O brasileiro que peitou a Nasa para refazer o mapa-múndi em altíssima definição com tecnologia alemã
Julho de 2010 foi o mês mais tenso da vida de Alberto Moreira. Pilotando dois satélites alemães de R$ 540 milhões (125 milhões de euros), a 514 km de altitude e 28 mil km/h, o engenheiro eletrônico brasileiro iniciou uma das manobras mais ousadas da corrida espacial em todos os tempos. A missão era emparelhar os bólidos a 150 m um do outro - algo como dirigir dois carros a 200 km/h, lado a lado, com 1 m de distância entre eles. Não bastasse a pressão do momento e o grau de dificuldade, a Nasa, temerosa - e talvez invejosa - pelo arrojo de Alberto, enviava mensagens diárias alertando para o risco de colisão. "Eles pediam, por favor, para a gente aumentar a distância entre os satélites. E a gente dizia para eles ficarem calmos porque os satélites ficariam ainda mais próximos", revela Alberto.
Foram quase três meses até que as trajetórias dos satélites TerraSAR-X e TanDEM-X se alinhassem para cumprir seu propósito: fazer um mapa 3D do planeta com resolução sem precedente - a margem de erro das imagens coletadas é de apenas 2 m. Depois dessa fase, os equipamentos atingiram uma posição estável e a agência espacial americana parou de mandar os avisos. "Até hoje ninguém tinha feito dois satélites voarem assim", vibra o brasileiro, que desde 2001 é diretor do Instituto de Micro-ondas e Sistema de Radares do Centro Aeroespacial Alemão (DLR) - o equivalente germânico da Nasa - e capitaneia o projeto TanDEM-X, uma parceria público-privada entre o DLR e a empresa francesa Airbus.
A partir de outubro, mais de 100 mil pesquisadores terão acesso aos dados topográficos do TanDEM-X, revelando a superfície do planeta com grande precisão - dos relevos submersos nos oceanos às curvas de cada morro e montanha. Após quatro anos de coleta de dados e 2,5 mil terabytes produzidos, os pesquisadores já montaram 70% do mapa. Ainda faltam os 30% mais difíceis: cadeias de montanhas como os Andes, Alpes, Pirineus, Himalaia e as Rochosas. Essa fase final do processamento - também conhecido como renderização - se estende até meados de 2016: 30 anos depois que Alberto chegou à Alemanha para o doutorado com essa ideia ambiciosa na cabeça.

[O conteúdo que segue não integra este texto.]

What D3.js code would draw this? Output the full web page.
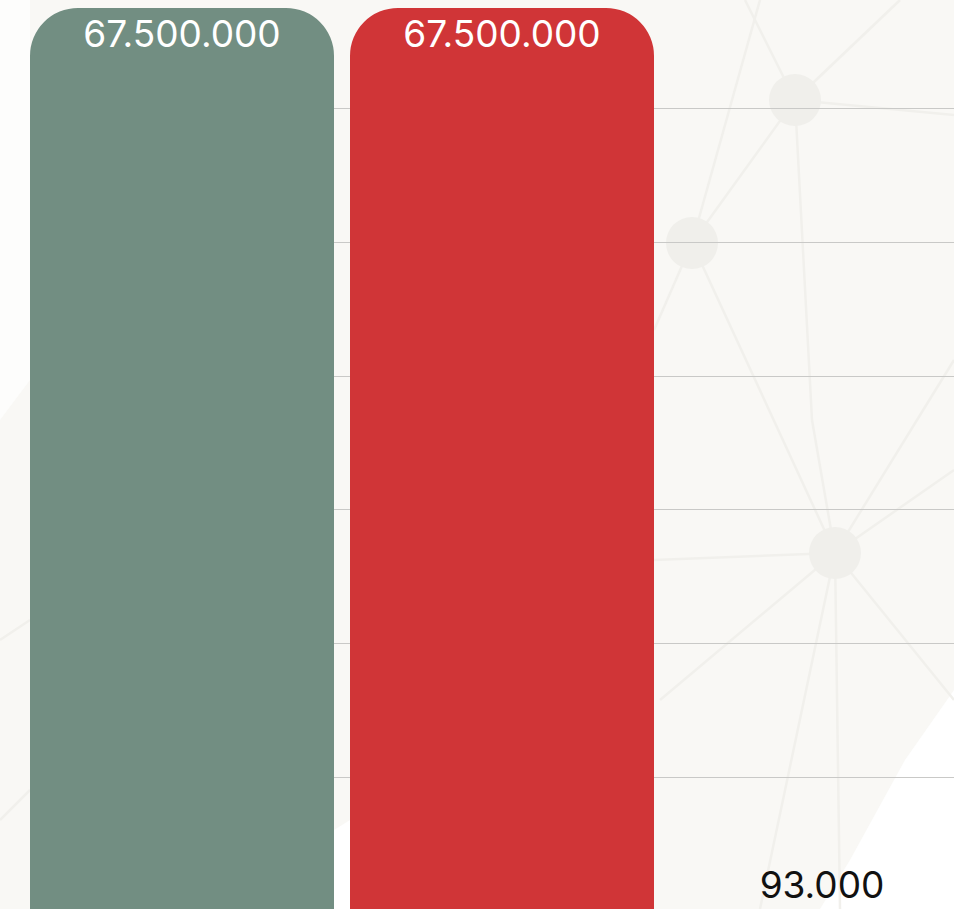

Lá em 1986, pouca gente no mundo além de Alberto imaginava que tipo de tecnologia usar para fazer um mapa topográfico uniforme da Terra. Até então, alturas e profundidades eram representadas por gráficos simulando texturas e traçados (curvas de nível). Ele tinha o sonho de usar radares no mapeamento da superfície da Terra. Como ainda não havia tecnologia disponível na época, a solução foi desenvolver os recursos e testá-los no próprio DLR, já que o centro alemão demonstrava interesse nas pesquisas que o jovem brasileiro desenvolvia.
Nascido em São José dos Campos, interior de São Paulo, Alberto saiu de uma escola pública estadual direto para o Instituto Tecnológico Aeroespacial (ITA), até hoje um dos cursos superiores mais difíceis do vestibular. Chegou a Oberpfaffenhofen, um vilarejo alemão a 30 quilômetros de Munique, com uma bolsa de estudo. Logo no segundo dia de estada, soube que o diretor do instituto do DLR queria conhecê-lo. De cara, o supervisor aprovou as aspirações de Alberto.
Os bons resultados foram logo reconhecidos e sete anos depois, em 1993, Alberto já era o chefe de pesquisa. Três anos mais tarde, virou chefe de departamento e, em 2001, tornou-se o mais jovem pesquisador - e o primeiro estrangeiro - a assumir a direção de um instituto do DLR. Desde então, trabalha na mesma sala em que entrou como estudante para se apresentar ao diretor. "Eu nunca poderia imaginar que, um dia, estaria sentado nessa cadeira como diretor", confessa.